**Work to be completed**
Write the listing below out again exactly, dropping the images.

**Given data**
────────────────
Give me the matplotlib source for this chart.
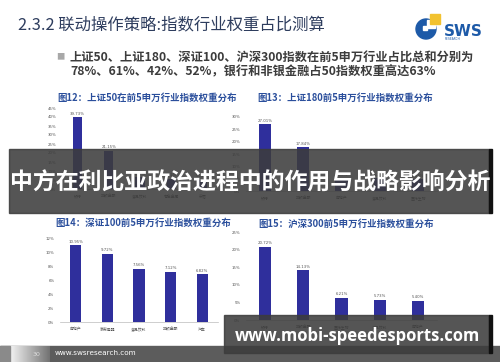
import numpy as np
import matplotlib
matplotlib.use("Agg")
import matplotlib.pyplot as plt
from matplotlib.patches import Rectangle, Circle

plt.rcParams['font.family'] = ['Noto Sans CJK SC', 'DejaVu Sans']

# data
cats12 = ['银行', '非银金融', '食品饮料', '有色金属', '采掘']
vals12 = [39.73, 21.15, 6.57, 5.51, 5.04]
cats13 = ['银行', '非银金融', '房地产', '食品饮料', '医药生物']
vals13 = [27.01, 17.84, 5.10, 5.22, 4.83]
cats14 = ['房地产', '家用电器', '食品饮料', '非银金融', '汽车']
vals14 = [10.95, 9.72, 7.56, 7.12, 6.82]
cats15 = ['银行', '非银金融', '医药生物', '食品饮料', '房地产']
vals15 = [20.72, 14.13, 6.21, 5.73, 5.40]

W, H = 500, 362
BAR = '#2f2f9c'


def box(x0, y0, x1, y1):
    return [x0 / W, 1 - y1 / H, (x1 - x0) / W, (y1 - y0) / H]


def ftext(x, y, s, **kw):
    fig.text(x / W, 1 - y / H, s, **kw)


fig = plt.figure(figsize=(5, 3.62), dpi=100, facecolor='white')

# background layer in pixel coords
bg = fig.add_axes([0, 0, 1, 1], zorder=0)
bg.set_xlim(0, W)
bg.set_ylim(H, 0)
bg.axis('off')

# logo
bg.add_patch(Circle((426, 29), 10, color='#1d5aa8'))
bg.add_patch(Rectangle((427, 20), 8, 8, color='white'))
bg.add_patch(Rectangle((430, 14), 10, 10, color='#f2c230'))
bg.add_patch(Rectangle((423, 26), 4, 4, color='white'))
bg.text(444, 31, 'SWS', fontsize=11, fontweight='bold', color='#1d5aa8',
        family='DejaVu Sans', va='center', ha='left')
bg.text(445, 38.5, 'RESEARCH', fontsize=2.2, color='#1d5aa8',
        family='DejaVu Sans', va='center', ha='left')

# footer
bg.add_patch(Rectangle((0, 346), W, 16, color='#5c5c5c'))
grad = np.linspace(0.95, 0.45, 60).reshape(1, -1)
bg.imshow(grad, extent=(10, 50, 362, 346), cmap='gray', vmin=0, vmax=1,
          aspect='auto', zorder=2)
bg.add_patch(Rectangle((0, 346), 10, 16, color='#8a8a8a', zorder=2))
bg.text(36, 354, '30', fontsize=4.5, color='#dddddd', va='center',
        ha='center', zorder=3, family='DejaVu Sans')
bg.text(55, 353, 'www.swsresearch.com', fontsize=5.2, color='white',
        va='center', ha='left', zorder=3, family='DejaVu Sans')
bg.set_xlim(0, W)
bg.set_ylim(H, 0)

# headings
ftext(18, 25, '2.3.2 联动操作策略:指数行业权重占比测算', fontsize=11.8,
      color='#2e3d5e', va='center', ha='left')
ftext(56, 57, '■', fontsize=6, color='#a8a8a8', va='center', ha='left')
ftext(70, 57, '上证50、上证180、深证100、沪深300指数在前5申万行业占比总和分别为',
      fontsize=8.8, fontweight='bold', color='#3c3c3c', va='center', ha='left')
ftext(70, 72, '78%、61%、42%、52%，银行和非银金融占50指数权重高达63%',
      fontsize=8.8, fontweight='bold', color='#3c3c3c', va='center', ha='left')


def chart(rect, cats, vals, ymax, step, width, title, tpos):
    ax = fig.add_axes(box(*rect), zorder=1)
    ax.patch.set_alpha(0)
    x = np.arange(len(cats))
    ax.bar(x, vals, width=width, color=BAR)
    for xi, v in zip(x, vals):
        ax.text(xi, v + ymax * 0.02, '%.2f%%' % v, fontsize=2.8, color='#555555',
                ha='center', va='bottom', family='DejaVu Sans')
    ax.set_xlim(-0.5, len(cats) - 0.5)
    ax.set_ylim(0, ymax)
    ticks = np.arange(0, ymax + 0.01, step)
    ax.set_yticks(ticks)
    ax.set_yticklabels(['%d%%' % t for t in ticks], family='DejaVu Sans')
    ax.set_xticks(x)
    ax.set_xticklabels(cats)
    ax.tick_params(length=0, labelsize=2.8, labelcolor='#555555', pad=4)
    for s in ['top', 'right', 'left']:
        ax.spines[s].set_visible(False)
    ax.spines['bottom'].set_color('#bbbbbb')
    ax.spines['bottom'].set_linewidth(0.5)
    ftext(tpos[0], tpos[1], title, fontsize=6.8, fontweight='bold',
          color='#2b4f9c', va='center', ha='left')
    return ax


chart((62, 108, 218, 189), cats12, vals12, 45, 5, 0.3,
      '图12：上证50在前5申万行业指数权重分布', (57, 98))
chart((246, 117, 437, 191), cats13, vals13, 30, 5, 0.32,
      '图13：上证180前5申万行业指数权重分布', (257, 98))
chart((60, 238, 218, 322), cats14, vals14, 12, 2, 0.35,
      '图14：深证100前5申万行业指数权重分布', (55, 223))
chart((246, 232, 437, 320), cats15, vals15, 25, 5, 0.32,
      '图15：沪深300前5申万行业指数权重分布', (258, 224))

# overlay layer: banner and watermark
ov = fig.add_axes([0, 0, 1, 1], zorder=5)
ov.patch.set_alpha(0)
ov.set_xlim(0, W)
ov.set_ylim(H, 0)
ov.axis('off')
ov.add_patch(Rectangle((9, 149), 480, 64, color='#3c3c3c', alpha=0.87))
ov.add_patch(Rectangle((489, 149), 3, 64, color='#111111'))
ov.text(250, 183, '中方在利比亚政治进程中的作用与战略影响分析', fontsize=16.5,
        fontweight='bold', color='white', ha='center', va='center')
ov.add_patch(Rectangle((224, 315), 265, 38, color='#3c3c3c', alpha=0.87))
ov.add_patch(Rectangle((489, 315), 3, 38, color='#111111'))
ov.text(357, 336, 'www.mobi-speedesports.com', fontsize=12, fontweight='bold',
        color='white', ha='center', va='center', family='Open Sans')

plt.savefig('out.png', dpi=100)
────────────────
**Response to the exercise**
Give me the matplotlib source for this chart.
import numpy as np
import matplotlib
matplotlib.use("Agg")
import matplotlib.pyplot as plt
from matplotlib.patches import Rectangle, Circle

plt.rcParams['font.family'] = ['Noto Sans CJK SC', 'DejaVu Sans']

# data
cats12 = ['银行', '非银金融', '食品饮料', '有色金属', '采掘']
vals12 = [39.73, 21.15, 6.57, 5.51, 5.04]
cats13 = ['银行', '非银金融', '房地产', '食品饮料', '医药生物']
vals13 = [27.01, 17.84, 5.10, 5.22, 4.83]
cats14 = ['房地产', '家用电器', '食品饮料', '非银金融', '汽车']
vals14 = [10.95, 9.72, 7.56, 7.12, 6.82]
cats15 = ['银行', '非银金融', '医药生物', '食品饮料', '房地产']
vals15 = [20.72, 14.13, 6.21, 5.73, 5.40]

W, H = 500, 362
BAR = '#2f2f9c'


def box(x0, y0, x1, y1):
    return [x0 / W, 1 - y1 / H, (x1 - x0) / W, (y1 - y0) / H]


def ftext(x, y, s, **kw):
    fig.text(x / W, 1 - y / H, s, **kw)


fig = plt.figure(figsize=(5, 3.62), dpi=100, facecolor='white')

# background layer in pixel coords
bg = fig.add_axes([0, 0, 1, 1], zorder=0)
bg.set_xlim(0, W)
bg.set_ylim(H, 0)
bg.axis('off')

# logo
bg.add_patch(Circle((426, 29), 10, color='#1d5aa8'))
bg.add_patch(Rectangle((427, 20), 8, 8, color='white'))
bg.add_patch(Rectangle((430, 14), 10, 10, color='#f2c230'))
bg.add_patch(Rectangle((423, 26), 4, 4, color='white'))
bg.text(444, 31, 'SWS', fontsize=11, fontweight='bold', color='#1d5aa8',
        family='DejaVu Sans', va='center', ha='left')
bg.text(445, 38.5, 'RESEARCH', fontsize=2.2, color='#1d5aa8',
        family='DejaVu Sans', va='center', ha='left')

# footer
bg.add_patch(Rectangle((0, 346), W, 16, color='#5c5c5c'))
grad = np.linspace(0.95, 0.45, 60).reshape(1, -1)
bg.imshow(grad, extent=(10, 50, 362, 346), cmap='gray', vmin=0, vmax=1,
          aspect='auto', zorder=2)
bg.add_patch(Rectangle((0, 346), 10, 16, color='#8a8a8a', zorder=2))
bg.text(36, 354, '30', fontsize=4.5, color='#dddddd', va='center',
        ha='center', zorder=3, family='DejaVu Sans')
bg.text(55, 353, 'www.swsresearch.com', fontsize=5.2, color='white',
        va='center', ha='left', zorder=3, family='DejaVu Sans')
bg.set_xlim(0, W)
bg.set_ylim(H, 0)

# headings
ftext(18, 25, '2.3.2 联动操作策略:指数行业权重占比测算', fontsize=11.8,
      color='#2e3d5e', va='center', ha='left')
ftext(56, 57, '■', fontsize=6, color='#a8a8a8', va='center', ha='left')
ftext(70, 57, '上证50、上证180、深证100、沪深300指数在前5申万行业占比总和分别为',
      fontsize=8.8, fontweight='bold', color='#3c3c3c', va='center', ha='left')
ftext(70, 72, '78%、61%、42%、52%，银行和非银金融占50指数权重高达63%',
      fontsize=8.8, fontweight='bold', color='#3c3c3c', va='center', ha='left')


def chart(rect, cats, vals, ymax, step, width, title, tpos):
    ax = fig.add_axes(box(*rect), zorder=1)
    ax.patch.set_alpha(0)
    x = np.arange(len(cats))
    ax.bar(x, vals, width=width, color=BAR)
    for xi, v in zip(x, vals):
        ax.text(xi, v + ymax * 0.02, '%.2f%%' % v, fontsize=2.8, color='#555555',
                ha='center', va='bottom', family='DejaVu Sans')
    ax.set_xlim(-0.5, len(cats) - 0.5)
    ax.set_ylim(0, ymax)
    ticks = np.arange(0, ymax + 0.01, step)
    ax.set_yticks(ticks)
    ax.set_yticklabels(['%d%%' % t for t in ticks], family='DejaVu Sans')
    ax.set_xticks(x)
    ax.set_xticklabels(cats)
    ax.tick_params(length=0, labelsize=2.8, labelcolor='#555555', pad=4)
    for s in ['top', 'right', 'left']:
        ax.spines[s].set_visible(False)
    ax.spines['bottom'].set_color('#bbbbbb')
    ax.spines['bottom'].set_linewidth(0.5)
    ftext(tpos[0], tpos[1], title, fontsize=6.8, fontweight='bold',
          color='#2b4f9c', va='center', ha='left')
    return ax


chart((62, 108, 218, 189), cats12, vals12, 45, 5, 0.3,
      '图12：上证50在前5申万行业指数权重分布', (57, 98))
chart((246, 117, 437, 191), cats13, vals13, 30, 5, 0.32,
      '图13：上证180前5申万行业指数权重分布', (257, 98))
chart((60, 238, 218, 322), cats14, vals14, 12, 2, 0.35,
      '图14：深证100前5申万行业指数权重分布', (55, 223))
chart((246, 232, 437, 320), cats15, vals15, 25, 5, 0.32,
      '图15：沪深300前5申万行业指数权重分布', (258, 224))

# overlay layer: banner and watermark
ov = fig.add_axes([0, 0, 1, 1], zorder=5)
ov.patch.set_alpha(0)
ov.set_xlim(0, W)
ov.set_ylim(H, 0)
ov.axis('off')
ov.add_patch(Rectangle((9, 149), 480, 64, color='#3c3c3c', alpha=0.87))
ov.add_patch(Rectangle((489, 149), 3, 64, color='#111111'))
ov.text(250, 183, '中方在利比亚政治进程中的作用与战略影响分析', fontsize=16.5,
        fontweight='bold', color='white', ha='center', va='center')
ov.add_patch(Rectangle((224, 315), 265, 38, color='#3c3c3c', alpha=0.87))
ov.add_patch(Rectangle((489, 315), 3, 38, color='#111111'))
ov.text(357, 336, 'www.mobi-speedesports.com', fontsize=12, fontweight='bold',
        color='white', ha='center', va='center', family='Open Sans')

plt.savefig('out.png', dpi=100)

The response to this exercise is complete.